After a discussion and debriefing in the evening, the students attended a private concert by pop bands Guster and the LeeVees.

As his peers were getting ready for the G.A.’s inaugural event, Firestone — who took over as Hillel president in September after a year as the organization’s executive vice president — was overseeing what his organization sees as the first step in a strategic overhaul.

Two years in the making, Hillel issued a plan last May to double the 120,000 Jewish students that have “meaningful experiences” through the organization’s 500-plus outposts each year, and to double its roughly $70 million budget.

The basis of the plan is changing the image that “Hillel is not as welcoming as it should be. It’s viewed as a place for the already seriously affiliated,” Firestone told JTA at the Los Angeles Food Bank in L.A.’s warehouse district.

Roughly 150 students were repackaging unsalable foodstuffs at the food bank, to be distributed to homeless shelters and soup kitchens throughout L.A. County.

Hillel’s plan seems to draw on the successes of grass-roots organizations such as the American Jewish World Service, which draw in young people by giving them social-service opportunities through a Jewish lens.

And it plays on the findings of studies such as Reboot’s “OMG: How Generation Y is Redefining Faith in the iPod Era,” which show that young people prefer to relate to their religion through cultural experiences.

Firestone also said Hillel must reach students where they are — most often, dispersed among non-Jewish students — so it wants campus chapters to engage in cross-cultural dialogues, as Heeb Magazine and Jewish music producer J-Dub do when they hold social events.

Hillel employed J-Dub to coordinate Sunday night’s concert at The Henry Fonda Theater in Hollywood, JDub President and CEO Aaron Bisman told JTA at the food bank, where the band Guster showed up to help students with their volunteer work.

The perception that Hillel mainly reaches students who already are affiliated is accurate, said Len Saxe, director of the Cohen Center for Modern Jewish Studies at Brandeis University, which recently wrote a case study on Hillel.

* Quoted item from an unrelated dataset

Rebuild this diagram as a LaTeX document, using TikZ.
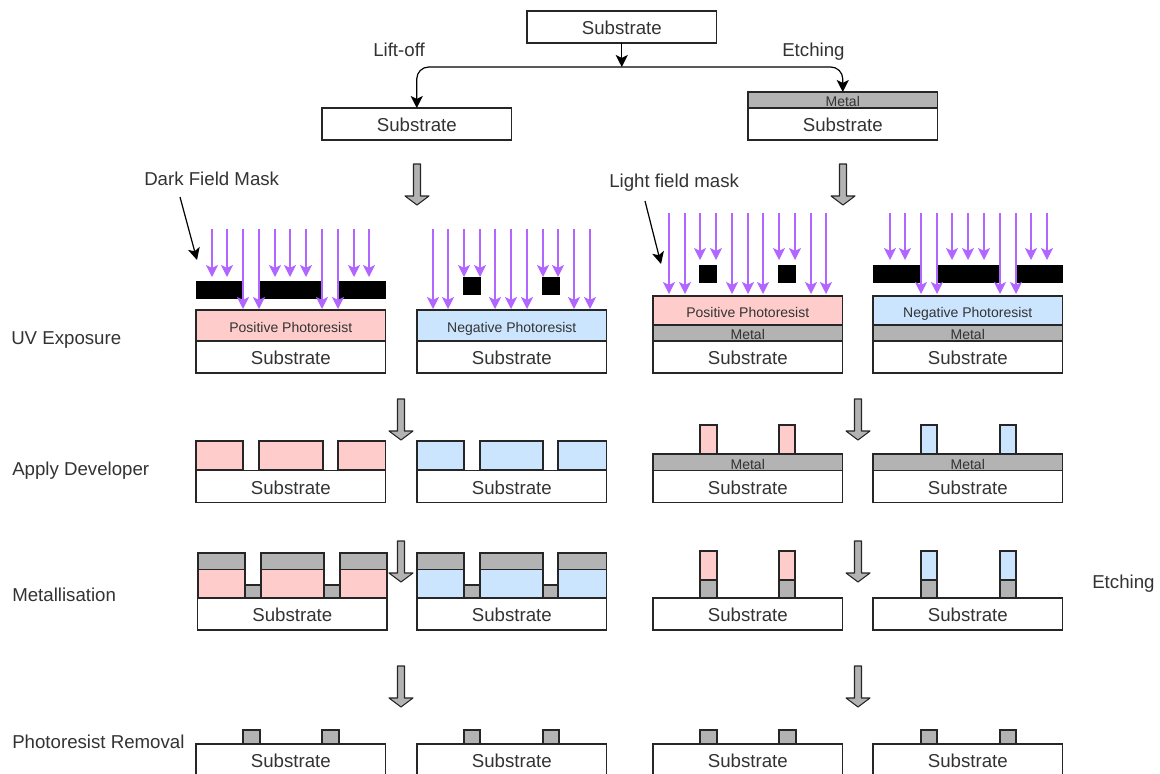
\documentclass[tikz,border=0pt]{standalone}
\usepackage{fontspec}
\setmainfont{Liberation Sans}
\usetikzlibrary{arrows.meta}
\definecolor{pinkfill}{HTML}{FFCCCC}
\definecolor{bluefill}{HTML}{CCE5FF}
\definecolor{metalfill}{HTML}{B3B3B3}
\definecolor{uvviolet}{HTML}{B266FF}
\definecolor{inkc}{HTML}{262626}
\definecolor{txtc}{HTML}{333333}
\tikzset{
  layerbox/.style={draw=inkc,line width=1pt,inner sep=0pt,outer sep=0pt,text=txtc,align=center},
  subst/.style={layerbox,fill=white,font=\fontsize{14}{16}\selectfont},
  posres/.style={layerbox,fill=pinkfill,font=\fontsize{10.5}{12}\selectfont},
  negres/.style={layerbox,fill=bluefill,font=\fontsize{10.5}{12}\selectfont},
  metalbox/.style={layerbox,fill=metalfill,font=\fontsize{10.5}{12}\selectfont},
  maskbar/.style={fill=black,draw=none,inner sep=0pt,outer sep=0pt},
  lab/.style={anchor=west,inner sep=0pt,text=txtc,text height=10pt,text depth=0pt,font=\fontsize{14}{16}\selectfont},
  uvray/.style={draw=uvviolet,line width=0.9pt,-{Stealth[length=9pt,width=9pt,inset=2.2pt]}},
  pointer/.style={draw=black,line width=0.9pt,-{Stealth[length=9pt,width=9pt,inset=2.2pt]}},
  blockarr/.style={draw=inkc,line width=0.8pt,fill=metalfill,line join=round},
}
% lowered text that leaves the box size alone
\newcommand{\dn}[2]{\raisebox{-#1}[0pt][0pt]{#2}}
\newcommand{\mtl}{\dn{5.2pt}{Metal}}
\newcommand{\pr}{\dn{5pt}{Positive Photoresist}}
\newcommand{\nr}{\dn{5pt}{Negative Photoresist}}
% name, x0, y0, x1, y1, style, text
\newcommand{\lay}[7]{\node[#6,minimum width={(#4-#2)*0.75pt},minimum height={(#5-#3)*0.75pt}] (#1) at ({(#2+#4)/2},{(#3+#5)/2}) {#7};}
\newcommand{\subbox}[3]{\lay{#1}{#2}{#3}{#2+189.5}{#3+32}{subst}{\dn{5.7pt}{Substrate}}}
\newcommand{\blockarrow}[2]{\draw[blockarr] (#1-3.5,#2) -- (#1+3.5,#2) -- (#1+3.5,#2+32) -- (#1+12,#2+32) -- (#1,#2+41) -- (#1-12,#2+32) -- (#1-3.5,#2+32) -- cycle;}
% prefix, start y, short end y, long end y, short list, long list
\newcommand{\uvrays}[6]{%
  \foreach \xx in {#5} {\coordinate (#1a\xx) at (\xx,#2); \coordinate (#1b\xx) at (\xx,#3); \draw[uvray] (#1a\xx) -- (#1b\xx);}
  \foreach \xx in {#6} {\coordinate (#1a\xx) at (\xx,#2); \coordinate (#1b\xx) at (\xx,#4); \draw[uvray] (#1a\xx) -- (#1b\xx);}
}
\begin{document}
\begin{tikzpicture}[x=0.75pt,y=-0.75pt]
\clip (0,0) rectangle (1160,774);
\fill[white] (0,0) rectangle (1160,774);

% top tree
\subbox{topsub}{527}{11}
\subbox{liftsub}{322}{108}
\subbox{etchsub}{748}{108}
\lay{etchmetal}{748}{92}{937.5}{108}{metalbox}{\mtl}
\coordinate (junction) at (621.75,67);
\draw[pointer] (topsub.south) -- (junction);
\draw[pointer,rounded corners=9pt] (junction) -| (liftsub.north);
\draw[pointer,rounded corners=9pt] (junction) -| (etchmetal.north);
\node[lab] (liftlab) at (373,50) {Lift-off};
\node[lab] (etchlab) at (782,50) {Etching};

% row labels
\node[lab] (rowuv) at (11,338) {UV Exposure};
\node[lab] (rowdev) at (12,469) {Apply Developer};
\node[lab] (rowmet) at (12,595) {Metallisation};
\node[lab] (rowetch) at (1092,582) {Etching};
\node[lab] (rowrem) at (12,742) {Photoresist Removal};
\node[lab] (darklab) at (144,179) {Dark Field Mask};
\node[lab] (lightlab) at (609,181) {Light field mask};

% block arrows
\blockarrow{417}{164}
\blockarrow{843}{164}
\blockarrow{401}{399}
\blockarrow{858}{399}
\blockarrow{401}{541}
\blockarrow{858}{541}
\blockarrow{401}{666}
\blockarrow{858}{666}

% pointers to masks
\coordinate (darkfrom) at (180,197);
\coordinate (darkto) at (197,260);
\draw[pointer] (darkfrom) -- (darkto);
\coordinate (lightfrom) at (645,201);
\coordinate (lightto) at (661,264);
\draw[pointer] (lightfrom) -- (lightto);

% UV row, column 1
\lay{ma}{196}{281}{243}{299}{maskbar}{}
\lay{mb}{260}{281}{322}{299}{maskbar}{}
\lay{mc}{338}{281}{386}{299}{maskbar}{}
\lay{ur1}{196}{310}{385.5}{341}{posres}{\pr}
\subbox{us1}{196}{341}
% column 2
\lay{md}{463}{277}{481}{295}{maskbar}{}
\lay{me}{542}{277}{560}{295}{maskbar}{}
\lay{ur2}{417}{310}{606.5}{341}{negres}{\nr}
\subbox{us2}{417}{341}
% column 3
\lay{mf}{699}{265}{717}{283}{maskbar}{}
\lay{mg}{778}{265}{796}{283}{maskbar}{}
\lay{ur3}{653}{296}{842.5}{325}{posres}{\pr}
\lay{um3}{653}{325}{842.5}{341}{metalbox}{\mtl}
\subbox{us3}{653}{341}
% column 4
\lay{mh}{873}{265}{921}{283}{maskbar}{}
\lay{mi}{937}{265}{999}{283}{maskbar}{}
\lay{mj}{1016}{265}{1063}{283}{maskbar}{}
\lay{ur4}{873}{296}{1062.5}{325}{negres}{\nr}
\lay{um4}{873}{325}{1062.5}{341}{metalbox}{\mtl}
\subbox{us4}{873}{341}

\uvrays{ra}{229}{277}{309}{212,227,275,290,306,354,369}{243,259,322,338}
\uvrays{rb}{229}{277}{309}{464,480,543,558}{433,448,495,511,527,574,590}
\uvrays{rc}{213}{260}{294}{700,716,779,795}{669,685,732,748,763,811,826}
\uvrays{rd}{213}{260}{294}{890,905,952,968,984,1031,1047}{921,937,1000,1016}

% developer row
\lay{da}{196}{441}{243}{470}{posres}{}
\lay{db}{259}{441}{323}{470}{posres}{}
\lay{dc}{338}{441}{385.5}{470}{posres}{}
\subbox{ds1}{196}{470.5}
\lay{dd}{417}{441}{464}{470}{negres}{}
\lay{de}{480}{441}{543}{470}{negres}{}
\lay{df}{558}{441}{606.5}{470}{negres}{}
\subbox{ds2}{417}{470.5}
\lay{dg}{700}{425}{717}{454}{posres}{}
\lay{dh}{779}{425}{795}{454}{posres}{}
\lay{dm3}{653}{454}{842.5}{470.5}{metalbox}{\mtl}
\subbox{ds3}{653}{470.5}
\lay{di}{921}{425}{937}{454}{negres}{}
\lay{dj}{1000}{425}{1016}{454}{negres}{}
\lay{dm4}{873}{454}{1062.5}{470.5}{metalbox}{\mtl}
\subbox{ds4}{873}{470.5}

% metallisation row, columns 1 and 2
\lay{ta}{198}{553}{245}{569.5}{metalbox}{}
\lay{tb}{261}{553}{324}{569.5}{metalbox}{}
\lay{tc}{340}{553}{387}{569.5}{metalbox}{}
\lay{ra1}{198}{569.5}{245}{598}{posres}{}
\lay{rb1}{261}{569.5}{324}{598}{posres}{}
\lay{rc1}{340}{569.5}{387}{598}{posres}{}
\lay{fa}{245}{585}{261}{598}{metalbox}{}
\lay{fb}{324}{585}{340}{598}{metalbox}{}
\subbox{ts1}{197.5}{598}
\lay{td}{417}{553}{464}{569.5}{metalbox}{}
\lay{te}{480}{553}{543}{569.5}{metalbox}{}
\lay{tf}{558}{553}{606.5}{569.5}{metalbox}{}
\lay{rd1}{417}{569.5}{464}{598}{negres}{}
\lay{re1}{480}{569.5}{543}{598}{negres}{}
\lay{rf1}{558}{569.5}{606.5}{598}{negres}{}
\lay{fc}{464}{585}{480}{598}{metalbox}{}
\lay{fd}{543}{585}{558}{598}{metalbox}{}
\subbox{ts2}{417}{598}

% etching row, columns 3 and 4
\lay{pa}{700}{551}{717}{580}{posres}{}
\lay{pb}{779}{551}{795}{580}{posres}{}
\lay{qa}{700}{580}{717}{597.5}{metalbox}{}
\lay{qb}{779}{580}{795}{597.5}{metalbox}{}
\subbox{ts3}{653}{598}
\lay{pc}{921}{551}{937}{580}{negres}{}
\lay{pd}{1000}{551}{1016}{580}{negres}{}
\lay{qc}{921}{580}{937}{597.5}{metalbox}{}
\lay{qd}{1000}{580}{1016}{597.5}{metalbox}{}
\subbox{ts4}{873}{598}

% removal row
\lay{xa}{243}{730}{260}{744}{metalbox}{}
\lay{xb}{322}{730}{339}{744}{metalbox}{}
\subbox{xs1}{196}{744}
\lay{xc}{464}{730}{480}{744}{metalbox}{}
\lay{xd}{543}{730}{559}{744}{metalbox}{}
\subbox{xs2}{417}{744}
\lay{xe}{700}{730}{717}{744}{metalbox}{}
\lay{xf}{779}{730}{796}{744}{metalbox}{}
\subbox{xs3}{653}{744}
\lay{xg}{921}{730}{937}{744}{metalbox}{}
\lay{xh}{1000}{730}{1016}{744}{metalbox}{}
\subbox{xs4}{873}{744}
\end{tikzpicture}
\end{document}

Typically, Saxe told JTA, when Hillel centers open they include kosher dining halls. Those halls attract students who keep kosher — primarily Orthodox students — and by default become the meeting place for the more religiously observant segments among Jews on campus.

Changing that perception will be difficult, Saxe said. Hillel will have to give individual campuses more autonomy in figuring out how to attract students.

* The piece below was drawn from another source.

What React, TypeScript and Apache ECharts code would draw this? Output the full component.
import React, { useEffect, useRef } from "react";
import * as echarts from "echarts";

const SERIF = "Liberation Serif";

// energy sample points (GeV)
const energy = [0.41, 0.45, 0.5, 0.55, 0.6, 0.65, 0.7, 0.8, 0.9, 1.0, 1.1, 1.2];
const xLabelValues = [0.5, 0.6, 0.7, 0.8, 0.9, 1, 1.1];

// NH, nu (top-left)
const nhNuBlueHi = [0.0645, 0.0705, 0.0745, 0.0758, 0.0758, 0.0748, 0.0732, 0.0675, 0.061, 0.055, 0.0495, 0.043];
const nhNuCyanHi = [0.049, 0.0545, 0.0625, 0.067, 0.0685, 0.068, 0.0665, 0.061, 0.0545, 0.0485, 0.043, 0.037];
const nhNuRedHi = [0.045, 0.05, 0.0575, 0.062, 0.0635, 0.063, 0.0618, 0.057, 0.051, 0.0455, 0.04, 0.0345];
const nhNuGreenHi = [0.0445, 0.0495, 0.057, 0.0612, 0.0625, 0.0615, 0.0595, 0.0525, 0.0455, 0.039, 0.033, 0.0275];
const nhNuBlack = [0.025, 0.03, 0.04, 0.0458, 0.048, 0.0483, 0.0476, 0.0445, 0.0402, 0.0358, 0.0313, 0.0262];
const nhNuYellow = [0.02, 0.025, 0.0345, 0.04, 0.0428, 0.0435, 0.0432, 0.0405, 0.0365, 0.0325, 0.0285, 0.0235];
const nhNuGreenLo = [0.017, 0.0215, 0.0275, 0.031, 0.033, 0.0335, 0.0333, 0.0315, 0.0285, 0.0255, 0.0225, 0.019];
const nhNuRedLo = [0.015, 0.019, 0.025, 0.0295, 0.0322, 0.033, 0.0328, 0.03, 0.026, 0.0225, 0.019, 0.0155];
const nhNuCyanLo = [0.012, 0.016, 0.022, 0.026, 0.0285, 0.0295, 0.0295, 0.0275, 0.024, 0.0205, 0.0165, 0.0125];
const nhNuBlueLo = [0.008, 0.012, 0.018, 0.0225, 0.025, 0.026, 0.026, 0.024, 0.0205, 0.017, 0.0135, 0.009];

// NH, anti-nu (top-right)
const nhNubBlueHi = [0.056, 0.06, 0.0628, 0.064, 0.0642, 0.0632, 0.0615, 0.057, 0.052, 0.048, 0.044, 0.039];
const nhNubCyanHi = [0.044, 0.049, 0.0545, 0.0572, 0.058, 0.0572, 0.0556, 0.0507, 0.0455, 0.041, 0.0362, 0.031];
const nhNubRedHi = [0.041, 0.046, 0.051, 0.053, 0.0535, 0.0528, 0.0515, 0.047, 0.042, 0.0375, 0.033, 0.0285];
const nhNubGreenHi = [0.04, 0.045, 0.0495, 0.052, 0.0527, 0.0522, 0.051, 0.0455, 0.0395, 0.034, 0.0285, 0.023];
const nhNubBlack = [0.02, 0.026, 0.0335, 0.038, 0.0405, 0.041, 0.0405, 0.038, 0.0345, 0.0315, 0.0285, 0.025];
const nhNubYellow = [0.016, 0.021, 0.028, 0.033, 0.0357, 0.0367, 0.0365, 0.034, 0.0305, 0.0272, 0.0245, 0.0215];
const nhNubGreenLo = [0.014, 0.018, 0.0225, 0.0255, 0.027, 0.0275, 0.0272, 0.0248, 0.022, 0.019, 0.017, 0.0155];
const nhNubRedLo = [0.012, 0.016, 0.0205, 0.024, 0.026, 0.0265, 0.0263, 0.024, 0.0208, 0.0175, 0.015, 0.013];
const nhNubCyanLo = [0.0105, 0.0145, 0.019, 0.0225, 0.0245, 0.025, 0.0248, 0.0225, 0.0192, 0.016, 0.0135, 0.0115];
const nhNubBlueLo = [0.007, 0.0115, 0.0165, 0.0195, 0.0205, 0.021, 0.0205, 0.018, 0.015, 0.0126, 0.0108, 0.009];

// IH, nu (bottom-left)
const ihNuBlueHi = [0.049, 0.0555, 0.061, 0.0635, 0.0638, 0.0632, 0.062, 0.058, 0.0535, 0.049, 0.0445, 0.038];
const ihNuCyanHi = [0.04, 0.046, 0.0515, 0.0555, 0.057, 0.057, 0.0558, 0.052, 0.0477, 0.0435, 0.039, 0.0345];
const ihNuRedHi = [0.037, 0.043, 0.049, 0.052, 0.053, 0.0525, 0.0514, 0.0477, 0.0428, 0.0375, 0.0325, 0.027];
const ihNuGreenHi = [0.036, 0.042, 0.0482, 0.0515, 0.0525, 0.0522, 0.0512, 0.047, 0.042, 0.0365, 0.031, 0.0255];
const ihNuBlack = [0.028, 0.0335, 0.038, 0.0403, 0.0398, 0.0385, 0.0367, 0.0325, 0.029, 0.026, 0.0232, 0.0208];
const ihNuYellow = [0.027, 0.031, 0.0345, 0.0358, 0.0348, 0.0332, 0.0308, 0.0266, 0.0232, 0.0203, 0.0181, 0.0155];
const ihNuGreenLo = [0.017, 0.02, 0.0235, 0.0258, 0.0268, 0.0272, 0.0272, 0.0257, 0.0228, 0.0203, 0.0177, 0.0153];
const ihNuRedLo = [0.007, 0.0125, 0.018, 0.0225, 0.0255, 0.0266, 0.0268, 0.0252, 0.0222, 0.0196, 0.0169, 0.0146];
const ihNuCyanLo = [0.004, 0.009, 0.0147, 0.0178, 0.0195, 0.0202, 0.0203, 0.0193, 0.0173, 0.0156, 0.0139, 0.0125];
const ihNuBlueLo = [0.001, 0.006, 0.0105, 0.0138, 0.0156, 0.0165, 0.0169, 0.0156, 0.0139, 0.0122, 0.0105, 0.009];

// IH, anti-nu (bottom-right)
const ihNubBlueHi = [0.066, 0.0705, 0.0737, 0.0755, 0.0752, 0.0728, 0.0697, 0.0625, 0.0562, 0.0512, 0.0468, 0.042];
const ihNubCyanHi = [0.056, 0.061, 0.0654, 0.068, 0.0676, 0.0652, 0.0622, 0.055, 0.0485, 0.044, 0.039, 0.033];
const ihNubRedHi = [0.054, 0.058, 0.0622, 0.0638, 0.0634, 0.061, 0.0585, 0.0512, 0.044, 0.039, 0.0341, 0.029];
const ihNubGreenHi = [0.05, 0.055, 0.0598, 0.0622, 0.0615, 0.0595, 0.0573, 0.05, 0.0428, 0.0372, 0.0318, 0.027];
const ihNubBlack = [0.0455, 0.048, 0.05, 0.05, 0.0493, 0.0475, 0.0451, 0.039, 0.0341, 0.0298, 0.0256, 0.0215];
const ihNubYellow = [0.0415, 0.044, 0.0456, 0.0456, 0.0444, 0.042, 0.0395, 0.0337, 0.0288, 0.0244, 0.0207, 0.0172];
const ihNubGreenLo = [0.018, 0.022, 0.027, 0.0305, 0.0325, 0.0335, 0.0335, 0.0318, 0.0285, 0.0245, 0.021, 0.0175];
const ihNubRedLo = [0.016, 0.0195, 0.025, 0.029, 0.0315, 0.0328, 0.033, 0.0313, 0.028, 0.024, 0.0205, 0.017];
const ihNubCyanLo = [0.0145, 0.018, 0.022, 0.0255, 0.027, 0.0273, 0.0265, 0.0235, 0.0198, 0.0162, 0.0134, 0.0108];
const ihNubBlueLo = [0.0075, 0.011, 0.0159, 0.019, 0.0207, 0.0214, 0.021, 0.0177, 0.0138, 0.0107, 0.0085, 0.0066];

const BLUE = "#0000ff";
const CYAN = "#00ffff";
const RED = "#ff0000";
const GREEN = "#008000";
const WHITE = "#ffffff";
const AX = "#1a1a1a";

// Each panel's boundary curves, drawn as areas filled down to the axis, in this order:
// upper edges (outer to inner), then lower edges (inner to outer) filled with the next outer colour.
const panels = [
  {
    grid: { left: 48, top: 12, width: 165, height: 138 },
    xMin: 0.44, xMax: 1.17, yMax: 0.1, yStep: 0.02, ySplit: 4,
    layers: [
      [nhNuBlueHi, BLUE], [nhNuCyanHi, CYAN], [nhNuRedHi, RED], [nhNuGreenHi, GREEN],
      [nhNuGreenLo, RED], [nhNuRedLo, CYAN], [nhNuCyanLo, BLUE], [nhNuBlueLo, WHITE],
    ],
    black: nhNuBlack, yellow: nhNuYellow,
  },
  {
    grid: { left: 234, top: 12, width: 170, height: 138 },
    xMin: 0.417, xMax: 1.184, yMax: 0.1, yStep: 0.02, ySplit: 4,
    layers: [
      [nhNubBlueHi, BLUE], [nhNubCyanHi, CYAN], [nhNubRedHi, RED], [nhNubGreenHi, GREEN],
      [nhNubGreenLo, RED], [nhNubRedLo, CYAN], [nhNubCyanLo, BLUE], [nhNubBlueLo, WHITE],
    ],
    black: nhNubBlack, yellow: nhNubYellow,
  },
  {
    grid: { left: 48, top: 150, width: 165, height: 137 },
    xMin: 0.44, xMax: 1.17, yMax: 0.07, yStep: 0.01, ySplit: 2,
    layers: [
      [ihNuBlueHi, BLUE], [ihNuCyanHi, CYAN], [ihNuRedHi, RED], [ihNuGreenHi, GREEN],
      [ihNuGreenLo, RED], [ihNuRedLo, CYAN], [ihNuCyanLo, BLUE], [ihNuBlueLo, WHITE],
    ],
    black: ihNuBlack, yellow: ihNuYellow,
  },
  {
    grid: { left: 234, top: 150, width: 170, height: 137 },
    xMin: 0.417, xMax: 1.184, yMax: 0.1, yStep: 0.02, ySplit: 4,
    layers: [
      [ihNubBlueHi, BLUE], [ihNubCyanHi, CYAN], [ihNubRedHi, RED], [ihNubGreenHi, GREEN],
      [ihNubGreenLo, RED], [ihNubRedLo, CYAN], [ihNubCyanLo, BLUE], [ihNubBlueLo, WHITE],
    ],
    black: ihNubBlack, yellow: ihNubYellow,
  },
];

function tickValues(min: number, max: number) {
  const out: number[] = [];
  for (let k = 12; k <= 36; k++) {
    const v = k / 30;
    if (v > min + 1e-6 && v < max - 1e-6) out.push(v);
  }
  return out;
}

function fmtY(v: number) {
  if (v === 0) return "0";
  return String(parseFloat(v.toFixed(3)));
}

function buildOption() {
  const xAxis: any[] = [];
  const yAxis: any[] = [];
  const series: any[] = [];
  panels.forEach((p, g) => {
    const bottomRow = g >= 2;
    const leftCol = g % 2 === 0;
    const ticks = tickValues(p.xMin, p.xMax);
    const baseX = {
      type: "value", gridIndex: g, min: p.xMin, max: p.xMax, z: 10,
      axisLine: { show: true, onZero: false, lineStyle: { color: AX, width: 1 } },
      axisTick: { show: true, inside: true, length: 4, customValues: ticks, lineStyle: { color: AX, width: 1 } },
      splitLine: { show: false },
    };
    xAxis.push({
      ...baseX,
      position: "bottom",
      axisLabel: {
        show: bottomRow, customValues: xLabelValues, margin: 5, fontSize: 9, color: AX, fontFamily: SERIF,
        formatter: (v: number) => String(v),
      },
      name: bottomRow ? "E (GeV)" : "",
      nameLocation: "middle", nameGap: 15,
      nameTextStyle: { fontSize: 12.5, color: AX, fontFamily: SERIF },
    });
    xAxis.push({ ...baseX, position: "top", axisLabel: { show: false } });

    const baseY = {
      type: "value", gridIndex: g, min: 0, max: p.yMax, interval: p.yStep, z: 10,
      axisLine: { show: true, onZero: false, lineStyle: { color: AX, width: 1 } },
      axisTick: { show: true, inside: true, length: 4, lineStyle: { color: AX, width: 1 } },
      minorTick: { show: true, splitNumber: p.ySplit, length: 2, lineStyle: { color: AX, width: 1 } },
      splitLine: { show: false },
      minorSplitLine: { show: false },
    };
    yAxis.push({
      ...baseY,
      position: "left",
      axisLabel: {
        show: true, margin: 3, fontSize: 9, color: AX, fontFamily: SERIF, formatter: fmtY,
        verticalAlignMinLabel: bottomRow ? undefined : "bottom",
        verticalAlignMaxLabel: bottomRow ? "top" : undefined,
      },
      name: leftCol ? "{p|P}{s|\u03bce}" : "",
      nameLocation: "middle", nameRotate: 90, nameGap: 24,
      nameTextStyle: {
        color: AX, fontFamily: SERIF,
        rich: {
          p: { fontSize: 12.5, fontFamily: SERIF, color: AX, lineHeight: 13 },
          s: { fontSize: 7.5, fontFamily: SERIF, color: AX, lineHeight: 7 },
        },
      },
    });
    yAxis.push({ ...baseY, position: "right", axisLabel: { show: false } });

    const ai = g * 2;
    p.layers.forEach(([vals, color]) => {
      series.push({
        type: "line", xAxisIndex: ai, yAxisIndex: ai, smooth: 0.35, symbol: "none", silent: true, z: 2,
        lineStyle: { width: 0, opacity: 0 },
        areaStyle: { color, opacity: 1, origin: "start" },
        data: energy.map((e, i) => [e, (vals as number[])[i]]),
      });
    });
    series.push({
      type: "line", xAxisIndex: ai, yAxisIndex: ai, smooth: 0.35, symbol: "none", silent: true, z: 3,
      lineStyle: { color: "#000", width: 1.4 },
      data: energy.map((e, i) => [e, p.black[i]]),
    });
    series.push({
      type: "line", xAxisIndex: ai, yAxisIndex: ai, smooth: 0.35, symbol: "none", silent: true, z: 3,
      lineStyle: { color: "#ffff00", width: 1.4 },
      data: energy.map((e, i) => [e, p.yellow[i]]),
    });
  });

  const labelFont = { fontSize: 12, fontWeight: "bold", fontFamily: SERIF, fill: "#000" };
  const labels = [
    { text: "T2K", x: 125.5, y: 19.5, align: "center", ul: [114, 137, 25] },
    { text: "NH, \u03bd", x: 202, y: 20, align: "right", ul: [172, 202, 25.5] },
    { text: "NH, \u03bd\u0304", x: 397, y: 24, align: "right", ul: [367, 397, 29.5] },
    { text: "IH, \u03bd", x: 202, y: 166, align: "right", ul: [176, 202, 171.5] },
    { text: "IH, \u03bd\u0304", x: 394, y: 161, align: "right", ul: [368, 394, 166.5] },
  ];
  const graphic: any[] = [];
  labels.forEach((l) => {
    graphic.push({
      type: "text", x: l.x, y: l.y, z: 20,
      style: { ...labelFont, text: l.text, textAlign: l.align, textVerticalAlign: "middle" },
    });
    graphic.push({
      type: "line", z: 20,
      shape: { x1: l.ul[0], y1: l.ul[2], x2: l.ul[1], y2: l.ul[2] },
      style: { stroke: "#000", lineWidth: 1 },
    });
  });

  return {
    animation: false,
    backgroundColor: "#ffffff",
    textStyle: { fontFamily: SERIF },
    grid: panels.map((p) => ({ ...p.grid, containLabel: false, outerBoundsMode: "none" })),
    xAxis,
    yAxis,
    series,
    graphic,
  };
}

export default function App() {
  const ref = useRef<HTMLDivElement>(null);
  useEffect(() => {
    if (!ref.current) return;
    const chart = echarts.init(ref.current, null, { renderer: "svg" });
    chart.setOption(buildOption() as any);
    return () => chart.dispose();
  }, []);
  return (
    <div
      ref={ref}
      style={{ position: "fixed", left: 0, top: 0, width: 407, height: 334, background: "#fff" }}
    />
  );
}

Firestone said Hillel is trying to find new and different entry points into Jewish involvement. The organization has charged staffers with providing more meaningful content.

“Getting 150 students to a Shabbat dinner does not necessarily mean that Hillel is being successful,” he said.

That’s why the Hillel chapter at Washington University in St. Louis, for example, is organizing a performance by Israeli world music performer Idan Raichel that is meant to draw a multicultural audience, chapter president Alex Friedman, a Washington U. senior, told JTA.

While fewer young Jews belong to synagogues, 85 percent to 90 percent of Jews go to college, giving campuses a higher concentration of Jews than almost any other institution. That makes them the most effective venue to find Jews and engage them, Firestone said. The trick is finding the proper entry points.

The federation system remains Hillel’s main financial sponsor, but it was no accident that Firestone and the student delegates missed the G.A.’s opening sessions Sunday. One reason was so that G.A. delegates would take note that Hillel is trying to engage students in ways it never has before — and that it will need the community’s help to do so.

“This is the opening salvo,” Firestone said.